The Port took out a $1.7 million loan with Clatsop Community Bank in 2010 to buy the three-story office complex, named after the family of former Port Commissioner Glenn Taggart, who developed the building. The loan was later transferred to Lewis & Clark Bank.
The agency worked with David Ulbricht, an adviser with the Special Districts Association of Oregon, to recruit other banks and refinance at lower interest rates. The best proposal came from Kitsap Bank based in Port Orchard, Washington, which offered a fully amortized loan running through June 2035 that Ulbricht said would ultimately save the agency around $550,000.
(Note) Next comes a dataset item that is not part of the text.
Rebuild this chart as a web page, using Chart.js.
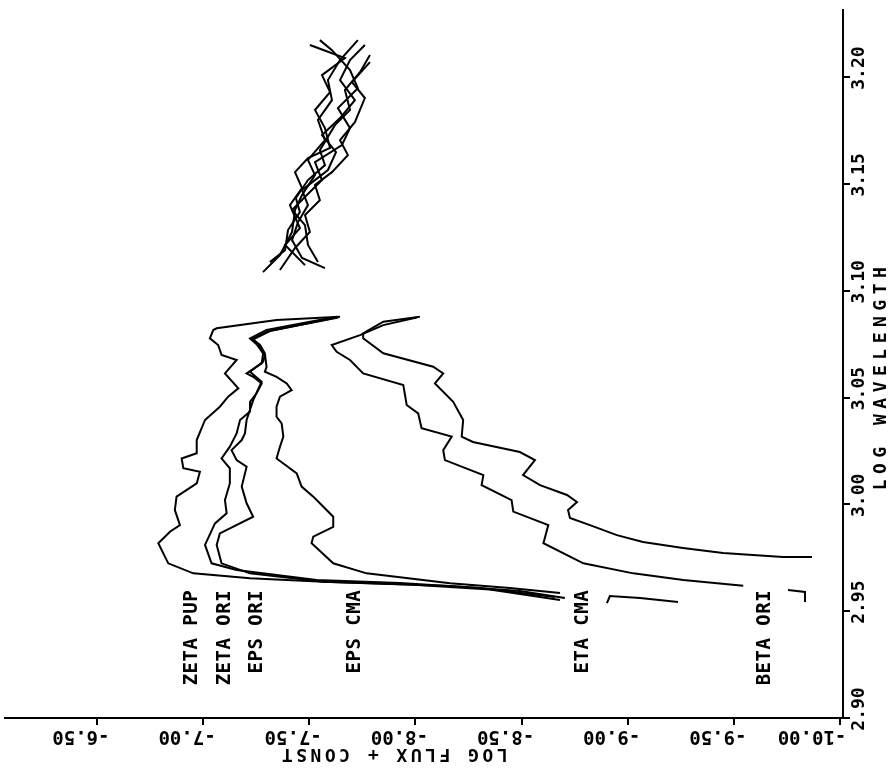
<!DOCTYPE html>
<html>
<head>
<meta charset="utf-8">
<script src="https://cdn.jsdelivr.net/npm/chart.js@4/dist/chart.umd.min.js"></script>
<style>
html,body{margin:0;padding:0;background:#fff;}
canvas{display:block;}
</style>
</head>
<body>
<canvas id="c" width="892" height="775"></canvas>
<script>
// ---- axis ticks ----
const fluxTicks = [-6.5, -7.0, -7.5, -8.0, -8.5, -9.0, -9.5, -10.0];
const fluxTickLabels = ['-6.50', '-7.00', '-7.50', '-8.00', '-8.50', '-9.00', '-9.50', '-10.00'];
const wavTicks = [2.90, 2.95, 3.00, 3.05, 3.10, 3.15, 3.20];
const wavTickLabels = ['2.90', '2.95', '3.00', '3.05', '3.10', '3.15', '3.20'];

// ---- star names and label anchors ----
const starNames = ['ZETA PUP', 'ZETA ORI', 'EPS ORI', 'EPS CMA', 'ETA CMA', 'BETA ORI'];
const labelFlux = [-6.947, -7.103, -7.254, -7.715, -8.789, -9.647];
const labelWav = 2.960;

// ---- short-wavelength spectra ----
const zetaPupWav = [3.0878,3.0863,3.0824,3.0816,3.0777,3.0746,3.0699,3.0676,3.0613,3.0543,3.0504,3.0457,3.0395,3.0301,3.0239,3.0215,3.0169,3.0153,3.0098,3.0036,2.9973,2.9903,2.9872,2.9818,2.9724,2.9677,2.9654,2.9638,2.9618,2.9594,2.9562];
const zetaPupFlux = [-7.645,-7.346,-7.064,-7.048,-7.032,-7.071,-7.087,-7.158,-7.103,-7.166,-7.118,-7.079,-7.009,-6.970,-6.970,-6.899,-6.907,-6.985,-6.970,-6.875,-6.867,-6.891,-6.844,-6.789,-6.836,-6.954,-7.221,-7.566,-8.163,-8.492,-8.704];

const zetaOriWav = [3.0878,3.0816,3.0777,3.0750,3.0707,3.0660,3.0613,3.0597,3.0566,3.0520,3.0480,3.0434,3.0395,3.0332,3.0270,3.0215,3.0169,3.0098,3.0020,2.9958,2.9911,2.9810,2.9724,2.9693,2.9646,2.9632,2.9608,2.9566];
const zetaOriFlux = [-7.629,-7.299,-7.221,-7.252,-7.283,-7.276,-7.205,-7.236,-7.276,-7.252,-7.221,-7.221,-7.174,-7.158,-7.126,-7.087,-7.126,-7.126,-7.103,-7.111,-7.056,-7.009,-7.040,-7.158,-7.535,-7.927,-8.304,-8.657];

const epsOriWav = [3.0875,3.0813,3.0774,3.0750,3.0699,3.0668,3.0621,3.0601,3.0574,3.0488,3.0395,3.0332,3.0301,3.0254,3.0207,3.0176,3.0083,3.0005,2.9942,2.9864,2.9810,2.9724,2.9677,2.9638,2.9625,2.9601,2.9552];
const epsOriFlux = [-7.637,-7.315,-7.229,-7.260,-7.291,-7.283,-7.221,-7.244,-7.276,-7.236,-7.205,-7.197,-7.182,-7.134,-7.158,-7.205,-7.182,-7.205,-7.236,-7.079,-7.064,-7.087,-7.221,-7.566,-7.974,-8.351,-8.681];

const epsCmaWav = [3.0873,3.0811,3.0772,3.0746,3.0707,3.0644,3.0621,3.0597,3.0566,3.0535,3.0504,3.0457,3.0410,3.0379,3.0317,3.0270,3.0215,3.0145,3.0083,3.0036,3.0005,2.9942,2.9895,2.9849,2.9818,2.9724,2.9677,2.9631,2.9608,2.9585];
const epsCmaFlux = [-7.621,-7.315,-7.236,-7.268,-7.291,-7.299,-7.291,-7.346,-7.394,-7.417,-7.362,-7.346,-7.346,-7.370,-7.378,-7.362,-7.346,-7.441,-7.464,-7.519,-7.550,-7.613,-7.613,-7.519,-7.511,-7.613,-7.770,-8.163,-8.445,-8.681];

const etaCmaWav = [3.0875,3.0839,3.0792,3.0746,3.0714,3.0676,3.0613,3.0558,3.0465,3.0426,3.0356,3.0317,3.0254,3.0207,3.0137,3.0090,3.0020,2.9966,2.9903,2.9818,2.9724,2.9677,2.9646,2.9619];
const etaCmaFlux = [-8.006,-7.849,-7.739,-7.606,-7.629,-7.692,-7.754,-7.943,-7.959,-8.013,-8.029,-8.171,-8.131,-8.139,-8.320,-8.312,-8.453,-8.461,-8.626,-8.603,-8.791,-9.026,-9.262,-9.544];
const etaCmaFragWav = [2.9538,2.9571,2.9562,2.9543];
const etaCmaFragFlux = [-8.902,-8.916,-9.058,-9.237];

const betaOriWav = [3.0878,3.0855,3.0800,3.0777,3.0707,3.0644,3.0613,3.0566,3.0480,3.0395,3.0317,3.0292,3.0245,3.0207,3.0137,3.0090,3.0044,3.0011,2.9973,2.9936,2.9903,2.9856,2.9824,2.9796,2.9772,2.9754,2.9754];
const betaOriFlux = [-8.021,-7.849,-7.754,-7.754,-7.849,-8.084,-8.131,-8.092,-8.178,-8.225,-8.218,-8.271,-8.492,-8.563,-8.507,-8.587,-8.714,-8.761,-8.719,-8.728,-8.822,-8.949,-9.072,-9.260,-9.449,-9.731,-9.868];
const betaOriFragWav = [2.9599,2.9590,2.9543];
const betaOriFragFlux = [-9.755,-9.835,-9.835];

// ---- long-wavelength spectra (overlapping) ----
const zetaPupLongWav = [3.1087,3.1167,3.1275,3.1378,3.1448,3.1541,3.1612,3.1705,3.1799,3.1892,3.1986,3.2080,3.2173];
const zetaPupLongFlux = [-7.282,-7.362,-7.419,-7.433,-7.466,-7.527,-7.494,-7.574,-7.541,-7.607,-7.588,-7.645,-7.729];
const zetaOriLongWav = [3.1134,3.1190,3.1284,3.1368,3.1434,3.1518,3.1588,3.1658,3.1775,3.1846,3.1939,3.2023,3.2103];
const zetaOriLongFlux = [-7.315,-7.386,-7.400,-7.456,-7.437,-7.494,-7.574,-7.550,-7.621,-7.692,-7.668,-7.739,-7.786];
const epsOriLongWav = [3.1106,3.1153,3.1237,3.1321,3.1401,3.1471,3.1565,3.1649,3.1729,3.1808,3.1892,3.1986,3.2080,3.2150];
const epsOriLongFlux = [-7.574,-7.466,-7.419,-7.447,-7.494,-7.466,-7.588,-7.626,-7.560,-7.645,-7.715,-7.645,-7.692,-7.762];
const epsCmaLongWav = [3.1134,3.1214,3.1307,3.1378,3.1462,3.1518,3.1602,3.1682,3.1761,3.1855,3.1948,3.2033,3.2126,3.2173];
const epsCmaLongFlux = [-7.541,-7.494,-7.480,-7.419,-7.503,-7.560,-7.527,-7.654,-7.692,-7.635,-7.729,-7.692,-7.607,-7.550];
const etaCmaLongWav = [3.1097,3.1200,3.1275,3.1354,3.1424,3.1495,3.1555,3.1635,3.1705,3.1789,3.1902,3.1977,3.2070];
const etaCmaLongFlux = [-7.362,-7.433,-7.503,-7.480,-7.550,-7.527,-7.607,-7.682,-7.645,-7.715,-7.762,-7.701,-7.786];
const betaOriLongWav = [3.1120,3.1214,3.1293,3.1401,3.1480,3.1555,3.1621,3.1668,3.1761,3.1846,3.1930,3.2009,3.2089,3.2150];
const betaOriLongFlux = [-7.480,-7.386,-7.456,-7.409,-7.466,-7.433,-7.494,-7.598,-7.574,-7.527,-7.598,-7.560,-7.668,-7.503];

const segments = [
  [zetaPupFlux, zetaPupWav], [zetaOriFlux, zetaOriWav], [epsOriFlux, epsOriWav],
  [epsCmaFlux, epsCmaWav], [etaCmaFlux, etaCmaWav], [betaOriFlux, betaOriWav],
  [etaCmaFragFlux, etaCmaFragWav], [betaOriFragFlux, betaOriFragWav],
  [zetaPupLongFlux, zetaPupLongWav], [zetaOriLongFlux, zetaOriLongWav], [epsOriLongFlux, epsOriLongWav],
  [epsCmaLongFlux, epsCmaLongWav], [etaCmaLongFlux, etaCmaLongWav], [betaOriLongFlux, betaOriLongWav]
];

const FONT = '"DejaVu Sans Mono", "Liberation Mono", monospace';

function drawRot(c, text, x, y, ang, align, spacing) {
  c.save();
  c.translate(x, y);
  c.rotate(ang);
  c.textAlign = align;
  c.textBaseline = 'middle';
  if ('letterSpacing' in c) c.letterSpacing = spacing || '0px';
  c.fillText(text, 0, 0);
  c.restore();
}

const textPlugin = {
  id: 'rotatedText',
  afterDraw(chart) {
    const c = chart.ctx;
    const xs = chart.scales.x, ys = chart.scales.y;
    c.save();
    c.fillStyle = '#000';
    // bottom tick labels (upside down)
    c.font = 'bold 19px ' + FONT;
    fluxTicks.forEach((v, i) => {
      const lab = fluxTickLabels[i];
      const px = xs.getPixelForValue(v);
      drawRot(c, lab, px - 16 - (lab.length - 5) * 12, 736, Math.PI, 'center');
    });
    // right tick labels (reading upward)
    c.font = 'bold 18px ' + FONT;
    wavTicks.forEach((v, i) => {
      const py = ys.getPixelForValue(v);
      drawRot(c, wavTickLabels[i], 859, py - 9, -Math.PI / 2, 'center');
    });
    // axis titles
    c.font = 'bold 18px ' + FONT;
    drawRot(c, 'LOG FLUX + CONST', 393, 754, Math.PI, 'center', '3.5px');
    drawRot(c, 'LOG WAVELENGTH', 881, 376, -Math.PI / 2, 'center', '5.5px');
    // star labels
    c.font = 'bold 19px ' + FONT;
    starNames.forEach((n, i) => {
      drawRot(c, n, xs.getPixelForValue(labelFlux[i]), ys.getPixelForValue(labelWav), -Math.PI / 2, 'right', '0.5px');
    });
    c.restore();
  }
};

new Chart(document.getElementById('c'), {
  type: 'scatter',
  data: {
    datasets: segments.map(([f, w]) => ({
      data: f.map((v, i) => ({ x: v, y: w[i] })),
      showLine: true,
      borderColor: '#000',
      borderWidth: 2,
      pointRadius: 0,
      fill: false,
      tension: 0
    }))
  },
  options: {
    responsive: false,
    animation: false,
    events: [],
    devicePixelRatio: 1,
    layout: { padding: { left: 5, top: 10, right: 0, bottom: 0 } },
    plugins: { legend: { display: false }, tooltip: { enabled: false } },
    scales: {
      x: {
        type: 'linear', position: 'bottom', reverse: true,
        min: -10.014, max: -6.067,
        afterBuildTicks: s => { s.ticks = fluxTicks.map(v => ({ value: v })); },
        afterFit: s => { s.height = 57; },
        ticks: { display: false },
        grid: { drawOnChartArea: false, drawTicks: true, tickLength: 7, color: '#000', lineWidth: 2 },
        border: { display: true, color: '#000', width: 2 }
      },
      y: {
        type: 'linear', position: 'right',
        min: 2.90, max: 3.2314,
        afterBuildTicks: s => { s.ticks = wavTicks.map(v => ({ value: v })); },
        afterFit: s => { s.width = 49; },
        ticks: { display: false },
        grid: { drawOnChartArea: false, drawTicks: true, tickLength: 7, color: '#000', lineWidth: 2 },
        border: { display: true, color: '#000', width: 2 }
      }
    }
  },
  plugins: [textPlugin]
});
</script>
</body>
</html>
The new loan agreement with Kitsap Bank will cost the Port around $110,000 a year, Ulbricht said, versus around $150,000 a year with Lewis & Clark. The agreement will also remove a lien on the building used as collateral, he said.
“The bank you’re getting the funding from is taking just your promise to pay – no bank fees, no loan fees, no appraisals, no deeds, a very simple transaction,” he said. “And I’m excited as much as you folks are, because when we are able to save our members money in the process and get them good financing, then we’re doing our job.”
The Port moved out of its third-floor offices in the Taggart Building in 2019 to save money, returning to the former headquarters on Gateway Avenue. The agency has since leased most of the upstairs of the Taggart Building to medical offices, including Watershed Wellness and Dr. Kevin Baxter, who left Columbia Memorial Hospital in September and restarted his former practice, Baxter Family Medicine.
Will Isom, the Port’s executive director, said the Port will also likely receive another yearlong deferment of loans through the state’s Infrastructure Finance Authority.
Business Oregon, the state’s economic development agency, gave the Port one year off of principal and interest payments starting last spring in response to the coronavirus pandemic. Isom estimated the one-year deferment saved the Port $900,000 in principal and $300,000 in interest.
“Depending on the loan, we had various payments that were going to start coming due between April of ’21 and June of ’21, and those will be extended for an additional 12 months,” Isom said.